Downstream fertilizer producers and distributors are also adjusting their strategies. Inventory management practices are evolving to include higher strategic stock levels, particularly ahead of peak application seasons. While this increases working capital requirements, it reduces exposure to short-term supply shocks and extreme price volatility. For large distributors, the ability to manage inventory and logistics efficiently has become a competitive differentiator.
From a cost structure perspective, phosphate and potash production economics are driven by mining costs, beneficiation efficiency, energy inputs, and logistics. Unlike nitrogen, where variable costs are dominated by gas, phosphate and potash have higher fixed cost components tied to mining and capital amortization. This makes producers more sensitive to volume utilization and long-term demand stability. During downturns, high fixed costs can pressure margins, but during tight markets, limited spare capacity supports sustained pricing strength.

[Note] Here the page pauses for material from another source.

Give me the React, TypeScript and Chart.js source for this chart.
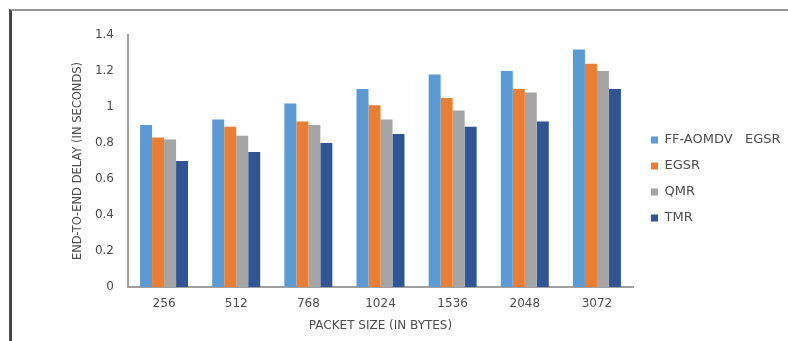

Environmental and regulatory factors are also becoming more significant. Phosphate mining and processing can be associated with water use, waste management, and environmental remediation liabilities. Increasing environmental scrutiny is raising both capital and operating costs for new and existing projects. This further increases barriers to entry and slows supply response, reinforcing the structural tightness of these markets over the long term.
Decarbonization is beginning to influence phosphate and potash markets as well. While direct emissions intensity is generally lower than ammonia on a per-ton nutrient basis, energy use in mining, beneficiation, and downstream processing still creates material carbon exposure. As carbon pricing and sustainability reporting expand, producers with access to lower-carbon power and more efficient operations may gain competitive advantage, particularly in markets where customers face carbon border adjustment mechanisms.
For investors, phosphate and potash assets are increasingly evaluated as long-duration strategic infrastructure rather than short-cycle commodity assets. Reserve life, political stability of host countries, regulatory frameworks, and logistics access are critical valuation drivers. Assets with secure tenure, long reserve lives, and integrated downstream capabilities tend to attract structurally higher valuation multiples due to their strategic importance and scarcity value.
From a fertilizer demand perspective, phosphate and potash remain essential for maintaining soil fertility and crop yields. While nutrient efficiency improvements and precision agriculture can optimize application rates, there is limited scope for structural substitution. This creates a relatively inelastic long-term demand profile, reinforcing the strategic nature of supply access.
Over the next decade, phosphate and potash markets are likely to become even more strategically important as food security, geopolitical fragmentation, and resource nationalism continue to influence trade and investment. The combination of geological concentration, high capital barriers, and growing policy intervention suggests that these nutrients will increasingly be treated as strategic minerals. For producers, governments, and investors, this implies that long-term positioning, not just short-term pricing, will determine sustainable competitive advantage in phosphate and potash value chains.